Contemporary and legendary social justice activists turned out for the 2016 National Association of Independent School Student Diversity Leadership Conference (SDLC) attended by six Upper School (US) students and approximately 1,000 other teenagers from across the country in Atlanta, Georgia, last month.
Bryan Stevenson, the Equal Justice Initiative founder whose work has appeared in two fall senior English electives, launched the opening ceremonies on December 8 with a 75-minute talk Alia Rizvi ’18 described as an inspiring call to acknowledge and address injustice within the justice system.
“He was absolutely fabulous on stage,” Alia said, citing Mr. Stevenson’s engaging storytelling and his honesty in expressing the discrimination he and his clients as a public interest lawyer have faced. “The crowd was mostly made up of people who identified as a minority in some way, so many of us could relate and have genuine empathy.”
With the theme “Dreaming Out Loud: Waking Up to a New Era of Civil Rights,” this year’s SDLC was held in the Omni CNN Center Hotel and featured a series of discussions and lectures that focused on gender, class, race, sexual orientation, religion, ableism, and ageism. SDLC aims to help student leaders develop communication skills across cultures as well as strategies for achieving social justice, according to the event’s website.
The school’s attendees this year were Alia, Menen Crawlle, Rabia Kassim (all ’18), Matt Monsalve, Kingsley Umemba, and Josh Perez (all ’17), who were selected from a pool of over a dozen applicants for their level of commitment to diversity initiatives, Director of Multicultural Services Lewis Bryant said.
“SDLC is for students who care about social justice issues, care about changing their school for the better for everyone—[students] who care about educating their peers and community and about issues relating to diversity,” he added.
Speaking to both the SDLC participants and their faculty counterparts for the People of Color Conference (PoCC) beginning later across the street, Mr. Stevenson identified concrete ways to make a difference in the world, among them interacting with people in disaffected communities to better understand their problems, working together as a unified group to overcome hardships, and pursuing a good education, Alia said.

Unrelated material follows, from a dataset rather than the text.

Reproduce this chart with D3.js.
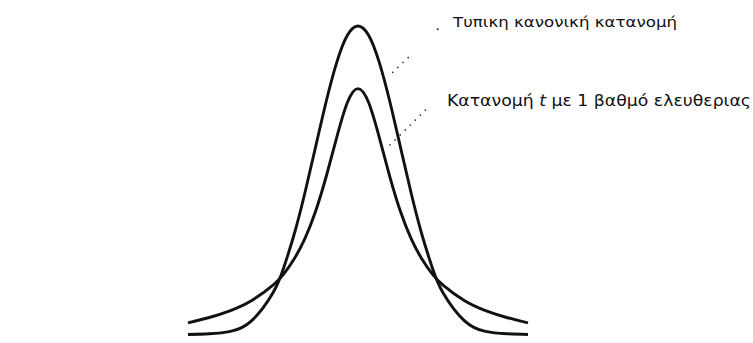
<!DOCTYPE html>
<html>
<head>
<meta charset="utf-8">
<script src="https://cdn.jsdelivr.net/npm/d3@7"></script>
<style>
  html, body { margin: 0; padding: 0; background: #fff; }
  svg { display: block; }
  text { font-family: "DejaVu Sans", "Liberation Sans", Arial, sans-serif; fill: #111; }
</style>
</head>
<body>
<svg id="chart" width="753" height="343"></svg>
<script>
// Sample points along the horizontal axis (in standard units)
const xValues = [-4, -3.5, -3, -2.5, -2, -1.75, -1.5, -1.25, -1, -0.75, -0.5, -0.25, 0,
                 0.25, 0.5, 0.75, 1, 1.25, 1.5, 1.75, 2, 2.5, 3, 3.5, 4];

// Standard normal density
const normalValues = [0.000, 0.001, 0.004, 0.018, 0.054, 0.086, 0.130, 0.183, 0.242, 0.301, 0.352, 0.387, 0.399,
                      0.387, 0.352, 0.301, 0.242, 0.183, 0.130, 0.086, 0.054, 0.018, 0.004, 0.001, 0.000];

// Student t density with 1 degree of freedom
const tValues = [0.015, 0.022, 0.031, 0.044, 0.064, 0.078, 0.098, 0.124, 0.159, 0.204, 0.255, 0.300, 0.318,
                 0.300, 0.255, 0.204, 0.159, 0.124, 0.098, 0.078, 0.064, 0.044, 0.031, 0.022, 0.015];

const labelNormal = "Τυπικη κανονική κατανομή";
const labelTBefore = "Κατανομή ";
const labelTItalic = "t";
const labelTAfter = " με 1 βαθμό ελευθεριας";

const svg = d3.select("#chart");

const x = d3.scaleLinear().domain([-4, 4]).range([188, 528]);
const y = d3.scaleLinear().domain([0, 0.4]).range([334.5, 25.2]);

const line = d3.line()
  .x(d => x(d[0]))
  .y(d => y(d[1]))
  .curve(d3.curveNatural);

const series = [
  d3.zip(xValues, normalValues),
  d3.zip(xValues, tValues)
];

svg.selectAll("path.curve")
  .data(series)
  .join("path")
  .attr("class", "curve")
  .attr("d", line)
  .attr("fill", "none")
  .attr("stroke", "#111")
  .attr("stroke-width", 2.9)
  .attr("stroke-linecap", "butt");

// Dotted leader lines from the labels to the curves
const leaders = [
  { x1: 392.7, y1: 72.3, x2: 413, y2: 53 },
  { x1: 390, y1: 145, x2: 427.5, y2: 108 }
];
svg.selectAll("line.leader")
  .data(leaders)
  .join("line")
  .attr("class", "leader")
  .attr("x1", d => d.x1).attr("y1", d => d.y1)
  .attr("x2", d => d.x2).attr("y2", d => d.y2)
  .attr("stroke", "#222")
  .attr("stroke-width", 1.6)
  .attr("stroke-linecap", "round")
  .attr("stroke-dasharray", "0.1 7");

svg.append("circle")
  .attr("cx", 437.7).attr("cy", 29.3).attr("r", 1)
  .attr("fill", "#222");

// Labels
svg.append("text")
  .attr("x", 453)
  .attr("y", 26.5)
  .attr("font-size", 14.5)
  .attr("textLength", 224)
  .attr("lengthAdjust", "spacingAndGlyphs")
  .text(labelNormal);

const t2 = svg.append("text")
  .attr("x", 447)
  .attr("y", 106.3)
  .attr("font-size", 15)
  .attr("textLength", 304)
  .attr("lengthAdjust", "spacingAndGlyphs");
t2.append("tspan").text(labelTBefore);
t2.append("tspan").attr("font-style", "italic").text(labelTItalic);
t2.append("tspan").text(labelTAfter);
</script>
</body>
</html>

Josh, who along with Kingsley had recently completed Mr. Stevenson’s book Just Mercy in English Teacher Sarah Getchell’s course Law, Lit, and Social Justice, said Stevenson’s message was even more powerful with the passion he brought in person.
“It gave me reassurance and hope that the incarceration problem in the U.S. will be solved one day,” Josh said.
Students also met daily with “family groups,” in which they discussed topics centered on diversity, and “affinity groups,” in which they spoke about identifying as black, Latinx, Asian, multicultural, white, LGBTQ+, and more.
Matt said a 14-year-old boy’s spoken word poetry performance about ableism left the strongest impression on him.
“In his piece, he said, ‘Let’s stand up,’ and I automatically assumed he meant we as a generation should stand up against injustice,” Matt said. “But then the boy continued with, ‘Let’s stand up for the boy in the wheelchair who can’t.’ This is a line I will carry with me forever.”
Alia said the supportive and expressive attendees, who cheered and clapped for everyone, made her feel as though she were part of a big, loud family.
“At the LGBTQ+ affinity group, they had opened the space for people who had never come out before to come out, and every time a person went up, whether confident or in tears, there would always be people they didn’t necessarily know offering hugs and telling them how brave they were,” she said.
The three-day event went on to feature many other speakers, including Brittany Packnett, vice president of national community alliances for Teach For America, and Zak Ebrahim, author of The Terrorist’s Son: A Story of Choice.
To close out the conferences, the PoCC faculty rejoined the students for a ceremony honoring American civil rights activists Christine King Farris, Martin Luther King Jr.’s only living sibling; Hank Aaron, a Major League Baseball Hall of Famer who advocated for minority hiring in the sport; and Congressman John Lewis, one of the “Big Six” leaders of the civil rights movement, who exhorted audience members to “be a troublemaker, but be a troublemaker for good.”
“They were good role models from past generations for the kids,” Mr. Bryant said, “and the adults got to see their heroes.”
Mr. Bryant said he hopes students will use the leadership and facilitation skills, broader understanding of diversity, and developed sense of empathy for others gained at SDLC during Community Day in January and in their everyday lives at school.
“I’ve taken kids to lots of different conferences and workshops, and none of them come as close to affecting young people the way that this conference does,” he said.